*WRITTEN PROBLEM*. Leave out any pictures and transcribe all other data below exactly.

*STORED DATA*.
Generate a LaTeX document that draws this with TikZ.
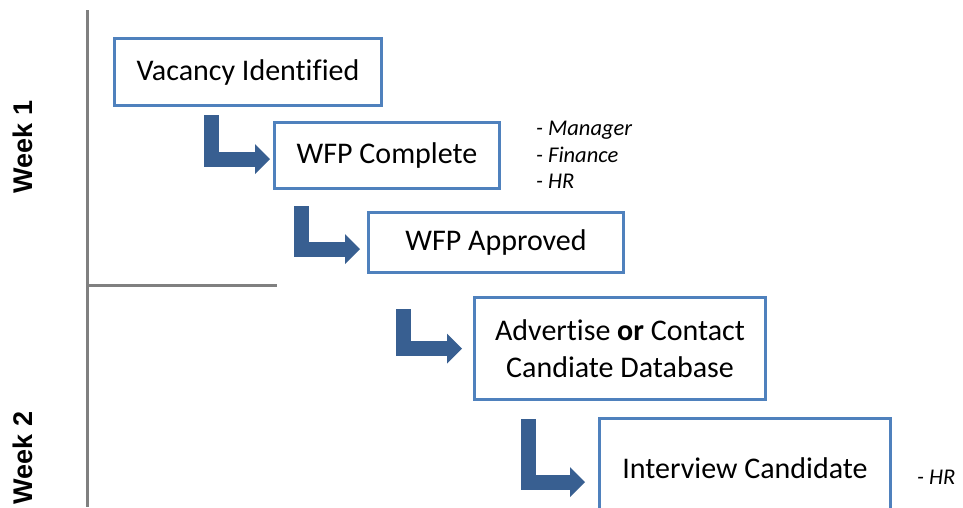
\documentclass[tikz,border=0pt]{standalone}
\usepackage{fontspec}
\setmainfont{Carlito}[Ligatures=CommonOff]
\newfontfamily\weekfont{Liberation Sans}
\usetikzlibrary{arrows.meta}

\definecolor{boxblue}{HTML}{4F81BD}
\definecolor{arrowblue}{HTML}{385F91}
\definecolor{rulegray}{HTML}{808080}

\tikzset{
  stepbox/.style={draw=boxblue, line width=3pt, fill=white, inner sep=0pt,
    align=center, font=\fontsize{30}{37}\selectfont},
  elbow/.style={draw=arrowblue, line width=15pt, line join=miter,
    -{Triangle[width=30pt,length=15pt,line width=0pt]}},
  weeklabel/.style={rotate=90, inner sep=0pt,
    font=\weekfont\bfseries\fontsize{27}{32}\selectfont},
  people/.style={anchor=west, inner sep=0pt, align=left,
    font=\itshape\fontsize{22.5}{26.5}\selectfont},
  timeline/.style={draw=rulegray, line width=3pt}
}

\begin{document}
\begin{tikzpicture}[x=1pt,y=-1pt]
            \useasboundingbox (0,0) rectangle (963,507);
            \clip (0,0) rectangle (963,507);

            %Week rules
            \draw[timeline] (87,10) -- (87,507);
            \draw[timeline] (87,285) -- (277,285);
            \node[weeklabel] at (23,147) (week1) {Week 1};
            \node[weeklabel] at (23,458) (week2) {Week 2};

            %Steps
            \node[stepbox, minimum width=267, minimum height=67] at (248,72)    (vacancy)   {Vacancy Identified};
            \node[stepbox, minimum width=225, minimum height=66] at (387,155.5) (wfpdone)   {WFP Complete};
            \node[stepbox, minimum width=255, minimum height=60] at (496,242.5) (wfpok)     {WFP Approved};
            \node[stepbox, minimum width=291, minimum height=102] at (620,348.5) (advert)   {Advertise \textbf{or} Contact\\Candiate Database};
            \node[stepbox, minimum width=291, minimum height=100] at (745,468)  (interview) {Interview Candidate};

            %Who signs off
            \node[people] at (536,155) (signoff) {- Manager\\- Finance\\- HR};
            \node[people] at (917,477) (panel)   {- HR};

            %Arrows
            \coordinate (s1) at (211,115);
            \coordinate (s2) at (301,206);
            \coordinate (s3) at (403.5,309);
            \coordinate (s4) at (528,419);
            \draw[elbow] (s1) |- ([xshift=-3pt,yshift=-3.5pt]wfpdone.west);
            \draw[elbow] (s2) |- ([xshift=-7pt,yshift=-6.5pt]wfpok.west);
            \draw[elbow] (s3) |- ([xshift=-11pt]advert.west);
            \draw[elbow] (s4) |- ([xshift=-13pt,yshift=-14pt]interview.west);
\end{tikzpicture}
\end{document}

*RESPONSE TO THIS EXERCISE*.
Generate a LaTeX document that draws this with TikZ.
\documentclass[tikz,border=0pt]{standalone}
\usepackage{fontspec}
\setmainfont{Carlito}[Ligatures=CommonOff]
\newfontfamily\weekfont{Liberation Sans}
\usetikzlibrary{arrows.meta}

\definecolor{boxblue}{HTML}{4F81BD}
\definecolor{arrowblue}{HTML}{385F91}
\definecolor{rulegray}{HTML}{808080}

\tikzset{
  stepbox/.style={draw=boxblue, line width=3pt, fill=white, inner sep=0pt,
    align=center, font=\fontsize{30}{37}\selectfont},
  elbow/.style={draw=arrowblue, line width=15pt, line join=miter,
    -{Triangle[width=30pt,length=15pt,line width=0pt]}},
  weeklabel/.style={rotate=90, inner sep=0pt,
    font=\weekfont\bfseries\fontsize{27}{32}\selectfont},
  people/.style={anchor=west, inner sep=0pt, align=left,
    font=\itshape\fontsize{22.5}{26.5}\selectfont},
  timeline/.style={draw=rulegray, line width=3pt}
}

\begin{document}
\begin{tikzpicture}[x=1pt,y=-1pt]
            \useasboundingbox (0,0) rectangle (963,507);
            \clip (0,0) rectangle (963,507);

            %Week rules
            \draw[timeline] (87,10) -- (87,507);
            \draw[timeline] (87,285) -- (277,285);
            \node[weeklabel] at (23,147) (week1) {Week 1};
            \node[weeklabel] at (23,458) (week2) {Week 2};

            %Steps
            \node[stepbox, minimum width=267, minimum height=67] at (248,72)    (vacancy)   {Vacancy Identified};
            \node[stepbox, minimum width=225, minimum height=66] at (387,155.5) (wfpdone)   {WFP Complete};
            \node[stepbox, minimum width=255, minimum height=60] at (496,242.5) (wfpok)     {WFP Approved};
            \node[stepbox, minimum width=291, minimum height=102] at (620,348.5) (advert)   {Advertise \textbf{or} Contact\\Candiate Database};
            \node[stepbox, minimum width=291, minimum height=100] at (745,468)  (interview) {Interview Candidate};

            %Who signs off
            \node[people] at (536,155) (signoff) {- Manager\\- Finance\\- HR};
            \node[people] at (917,477) (panel)   {- HR};

            %Arrows
            \coordinate (s1) at (211,115);
            \coordinate (s2) at (301,206);
            \coordinate (s3) at (403.5,309);
            \coordinate (s4) at (528,419);
            \draw[elbow] (s1) |- ([xshift=-3pt,yshift=-3.5pt]wfpdone.west);
            \draw[elbow] (s2) |- ([xshift=-7pt,yshift=-6.5pt]wfpok.west);
            \draw[elbow] (s3) |- ([xshift=-11pt]advert.west);
            \draw[elbow] (s4) |- ([xshift=-13pt,yshift=-14pt]interview.west);
\end{tikzpicture}
\end{document}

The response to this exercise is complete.